Case $\omega_0= \omega$ :

$x_p(t)=c t\sin(\omega_0 t) \quad\to\quad c=\frac{A}{2\omega_0^2}$ $$x(t)=\frac{A}{2\omega_0^2}\sin(\omega_0 t)+a\sin(\omega_0 t)+b\cos(\omega_0 t)$$

$$\text{SECOND PART}$$ $$x''(t) +r x'+ \omega_0^2 x(t) = A \cos(\omega t)$$ They are six cases to consider :

(1) : $\omega_0\neq \omega \quad$ and $\quad r^2-4\omega_0^2>0$

(2) : $\omega_0\neq \omega\quad$ and $\quad r^2-4\omega_0^2=0$

(3) : $\omega_0\neq \omega\quad$ and $\quad r^2-4\omega_0^2<0$

(4) : $\omega_0= \omega\quad$ and $\quad r^2-4\omega_0^2>0$

(5) : $\omega_0= \omega\quad$ and $\quad r^2-4\omega_0^2=0$

(6) : $\omega_0= \omega\quad$ and $\quad r^2-4\omega_0^2<0$

The three first cases are more complicated to solve (but possible, of course).

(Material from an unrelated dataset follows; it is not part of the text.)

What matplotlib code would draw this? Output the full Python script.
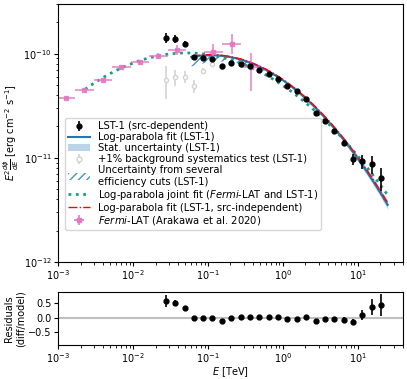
import numpy as np
import matplotlib
matplotlib.use("Agg")
import matplotlib.pyplot as plt
from matplotlib.lines import Line2D
from matplotlib.patches import Patch
from matplotlib.container import ErrorbarContainer
from matplotlib.collections import LineCollection

# --- LST-1 src-dependent flux points (TeV, erg cm-2 s-1)
lst_e = [0.0274, 0.0365, 0.0487, 0.0649, 0.0866, 0.115, 0.154, 0.205, 0.274, 0.365, 0.487, 0.649,
         0.866, 1.15, 1.54, 2.05, 2.74, 3.65, 4.87, 6.49, 8.66, 11.5, 15.4, 20.5]
lst_flux = [1.43e-10, 1.39e-10, 1.24e-10, 9.2e-11, 9.1e-11, 8.8e-11, 7.6e-11, 8.15e-11, 7.97e-11, 7.6e-11,
            6.93e-11, 6.4e-11, 5.77e-11, 4.95e-11, 4.38e-11, 3.65e-11, 2.67e-11, 2.27e-11, 1.82e-11,
            1.39e-11, 9.7e-12, 9.3e-12, 8.65e-12, 6.45e-12]
lst_err = [1.6e-11, 1.25e-11, 7e-12, 3e-12, 2.5e-12, 2.2e-12, 2e-12, 1.8e-12, 1.6e-12, 1.5e-12, 1.3e-12,
           1.2e-12, 1.1e-12, 1e-12, 9e-13, 8e-13, 7e-13, 7e-13, 8e-13, 1e-12, 1.2e-12, 1.4e-12, 1.7e-12, 1.6e-12]

# residuals (diff/model)
res = [0.59, 0.53, 0.33, -0.02, -0.01, -0.02, -0.12, -0.02, 0.01, 0.01, 0.01, 0.02, 0.03, -0.04, -0.04,
       0.02, -0.1, -0.05, -0.04, -0.06, -0.14, 0.1, 0.39, 0.44]
res_err = [0.2, 0.1, 0.07, 0.03, 0.03, 0.03, 0.03, 0.02, 0.02, 0.02, 0.02, 0.02, 0.02, 0.02, 0.02, 0.02,
           0.03, 0.04, 0.05, 0.07, 0.11, 0.17, 0.28, 0.39]

# +1% background systematics test
bkg_e = [0.0274, 0.0365, 0.0487, 0.0649, 0.0866, 0.115, 0.154]
bkg_flux = [5.65e-11, 5.94e-11, 5.98e-11, 4.89e-11, 6.79e-11, 8.03e-11, 7.5e-11]
bkg_err = [2e-11, 1e-11, 8e-12, 7e-12, 4.5e-12, 3.5e-12, 3e-12]

# Fermi-LAT (Arakawa et al. 2020)
fermi_e = [1.28e-3, 2.25e-3, 3.98e-3, 7.03e-3, 1.24e-2, 2.19e-2, 3.86e-2, 0.118, 0.207, 0.371]
fermi_flux = [3.75e-11, 4.5e-11, 5.57e-11, 7.4e-11, 8.3e-11, 9.6e-11, 1.09e-10, 1.04e-10, 1.24e-10, 7.5e-11]
fermi_lo = [1e-12, 1.2e-12, 1.5e-12, 2e-12, 3.7e-12, 6.5e-12, 1.2e-11, 1.6e-11, 2.5e-11, 3.1e-11]
fermi_hi = [1e-12, 1.2e-12, 1.5e-12, 2e-12, 3.7e-12, 6.5e-12, 1.2e-11, 1.9e-11, 3.0e-11, 2.7e-11]
fermi_halfbin = 0.125  # dex

# log-parabola parameters: f0 [erg cm-2 s-1] at 1 TeV, alpha, beta (log10)
fit_lst = (5.56e-11, 2.497, 0.2566)
fit_stat_lo = (5.45e-11, 2.507, 0.2666)
fit_stat_hi = (5.67e-11, 2.487, 0.2466)
fit_cuts = [(5.43e-11, 2.465, 0.2855), (5.68e-11, 2.492, 0.2540)]
fit_joint = (4.95e-11, 2.4875, 0.19)
fit_indep = (5.66e-11, 2.492, 0.2545)


def logparabola(e, f0, alpha, beta):
    x = np.log10(e)
    return f0 * e ** (2 - alpha - beta * x)


e_lst = np.logspace(np.log10(0.06), np.log10(25), 200)
e_joint = np.logspace(np.log10(2.3e-3), np.log10(25), 300)

fs = 7
plt.rcParams["xtick.major.size"] = 3
plt.rcParams["ytick.major.size"] = 3
plt.rcParams["xtick.minor.size"] = 1.8
plt.rcParams["ytick.minor.size"] = 1.8

fig = plt.figure(figsize=(4.07, 3.79), dpi=100)
ax = fig.add_axes([58 / 407, 1 - 262 / 379, 345 / 407, 258 / 379])
axr = fig.add_axes([58 / 407, 1 - 345 / 379, 345 / 407, 53 / 379])

# bands
cuts = np.array([logparabola(e_lst, *p) for p in fit_cuts] + [logparabola(e_lst, *fit_lst)])
ax.fill_between(e_lst, cuts.min(axis=0), cuts.max(axis=0), facecolor="none", edgecolor="C0",
                hatch="////", linewidth=0, alpha=0.8)
ax.fill_between(e_lst, logparabola(e_lst, *fit_stat_lo), logparabola(e_lst, *fit_stat_hi),
                color="C0", alpha=0.3, linewidth=0)
ax.plot(e_lst, logparabola(e_lst, *fit_lst), color="C0", lw=1.5)
ax.plot(e_joint, logparabola(e_joint, *fit_joint), color="#1a9e80", ls=":", lw=2)
ax.plot(e_lst, logparabola(e_lst, *fit_indep), color="red", ls="-.", lw=1)

xlo = np.array(fermi_e) * (1 - 10 ** -fermi_halfbin)
xhi = np.array(fermi_e) * (10 ** fermi_halfbin - 1)
ax.errorbar(fermi_e, fermi_flux, xerr=[xlo, xhi], yerr=[fermi_lo, fermi_hi], fmt="s", ms=3,
            color="C6", alpha=0.85, lw=1.2)
ax.errorbar(bkg_e, bkg_flux, yerr=bkg_err, fmt="o", ms=3, mfc="white", color="lightgray", lw=1.2)
ax.errorbar(lst_e, lst_flux, yerr=lst_err, fmt="o", ms=3.5, color="black", lw=1.2)

ax.set_xscale("log")
ax.set_yscale("log")
ax.set_xlim(1e-3, 40)
ax.set_ylim(1e-12, 3e-10)
ax.set_ylabel(r"$E^2\frac{d\phi}{dE}$ [erg cm$^{-2}$ s$^{-1}$]", fontsize=fs, labelpad=2)
ax.tick_params(labelsize=fs, pad=1.5)


# legend handles in the original order
def eb_handle(color, mfc=None, xerr=False):
    ln = Line2D([], [], color=color, marker="s" if xerr else "o", ms=3 if xerr else 3.5,
                ls="none", mfc=mfc if mfc else color)
    cols = [LineCollection([], colors=color, linewidths=1.2)]
    if xerr:
        cols.append(LineCollection([], colors=color, linewidths=1.2))
    return ErrorbarContainer((ln, (), tuple(cols)), has_xerr=xerr, has_yerr=True)


handles = [
    eb_handle("black"),
    Line2D([], [], color="C0", lw=1.5),
    Patch(facecolor="C0", alpha=0.3, linewidth=0),
    eb_handle("lightgray", mfc="white"),
    Patch(facecolor="none", edgecolor="C0", hatch="////", linewidth=0, alpha=0.8),
    Line2D([], [], color="#1a9e80", ls=":", lw=2),
    Line2D([], [], color="red", ls="-.", lw=1),
    eb_handle("C6", xerr=True),
]
labels = [
    "LST-1 (src-dependent)",
    "Log-parabola fit (LST-1)",
    "Stat. uncertainty (LST-1)",
    "+1% background systematics test (LST-1)",
    "Uncertainty from several\nefficiency cuts (LST-1)",
    r"Log-parabola joint fit ($\it{Fermi}$-LAT and LST-1)",
    "Log-parabola fit (LST-1, src-independent)",
    r"$\it{Fermi}$-LAT (Arakawa et al. 2020)",
]
ax.legend(handles, labels, loc="lower left", bbox_to_anchor=(0.005, 0.105), fontsize=7.2,
          handlelength=2.2, labelspacing=0.1, borderpad=0.3, handletextpad=0.8,
          framealpha=0.8)

# residuals
axr.axhline(0, color="silver", lw=1.5)
axr.errorbar(lst_e, res, yerr=res_err, fmt="o", ms=3.5, color="black", lw=1.2)
axr.set_xscale("log")
axr.set_xlim(1e-3, 40)
axr.set_ylim(-0.95, 0.9)
axr.set_yticks([-0.5, 0.0, 0.5])
axr.set_xlabel(r"$E$ [TeV]", fontsize=fs, labelpad=0)
axr.set_ylabel("Residuals\n(diff/model)", fontsize=fs, labelpad=2)
axr.tick_params(labelsize=fs, pad=1.5)

fig.savefig("out.png", dpi=100)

For the three last cases (with $\omega_0=\omega$) the solution is :

Case (4) : $$x(t)=\frac{A}{r\omega_0}\sin(\omega_0 t) +a\,\exp\left(\left(\sqrt{r^2-4\omega_0^2}-r\right) \frac{t}{2}\right) +b\,\exp\left(\left(-\sqrt{r^2-4\omega_0^2}-r\right) \frac{t}{2}\right)$$

Case (5) : $$x(t)=\frac{A}{r\omega_0}\sin(\omega_0 t) +a\,e^{-\omega_0 t} +b\,t\,e^{-\omega_0 t}$$

Case (6) : $$x(t)=\frac{A}{r\omega_0}\sin(\omega_0 t) +a\,\sin\left(\left(\sqrt{-r^2+4\omega_0^2}-r\right) \frac{t}{2}\right) +b\,\cos\left(\left(-\sqrt{-r^2+4\omega_0^2}-r\right) \frac{t}{2}\right)$$

Note: the same symbols $a$ and $b$ are used for all cases. This doesn't mean that those constants are equal from one case to another.